Most of the people we live around and have contact with have their basic needs met. I agree that for such people, happiness is largely a choice. Melissa is very enthusiastic about the Option Method because when it changed her life when she came across it and found out her emotions didn’t have to be controlled by other people or external circumstances. Now as she teaches classes and works with people one on one, she sees it being profoundly helpful to them too.
Melissa said she was intrigued by my newspaper article because it indicated I’d been able to reflect on my beliefs and change some of them, which is what the Option Method is all about. She asked me if I’m an atheist and what changes I’d made. I told her how all the answers regarding how to be happy that I heard at church had God in them. I said I’d like people to know about such things as the Option Method as well, that there are other ways to change one’s state of happiness. I said that when the God answers didn’t work because I wasn’t sure whether God existed, I read an atheist discussion board over a period of time to find out how atheists could be happy without a belief in God.
We both agreed that if people have other ways of being happy, fine. And Melissa said she’s realized that trying to push what she’s enthusiastic about on others is counter-productive. She just tells people it’s out there and she knows that if they’re interested they’ll look into it.
Comment by: benjamin ady
1how profoundly respectful. This seems to be a rather counterculture way-of-being. I like it.
Comment by: Helen
2I like it too!
Comment by: Melissa
3Helen – I had a great time taking our walk and talking. Who knew there was such an interesting, bright, fun woman right up the street from me!
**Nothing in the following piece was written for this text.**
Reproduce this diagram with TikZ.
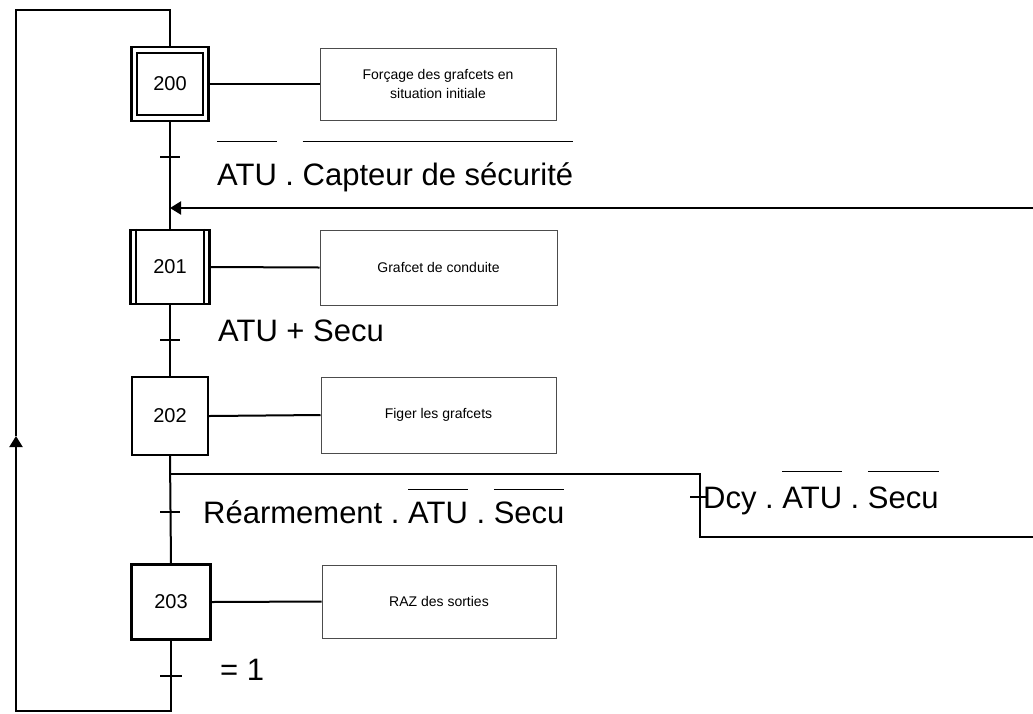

And, Ben – Thanks for the comment about being “profoundly respectful”. It took me years to stop pushing my ideas and acting like I had all the answers. Funny, that I couldn’t understand people didn’t want that approach when I didn’t like to being lectured. Now, I really just know that people can be trusted to find their own way and their own answers.
Comment by: Helen
4Thanks Melissa – that’s very kind of you; those were my thoughts too, after our walk.
Comment by: JUlie Marie
5What a nice thing to come of sharing and listening. A new friend right up the street!
I didn’t know the coversatons with Rev. Leuking were ongoing. What a busy blogger you are!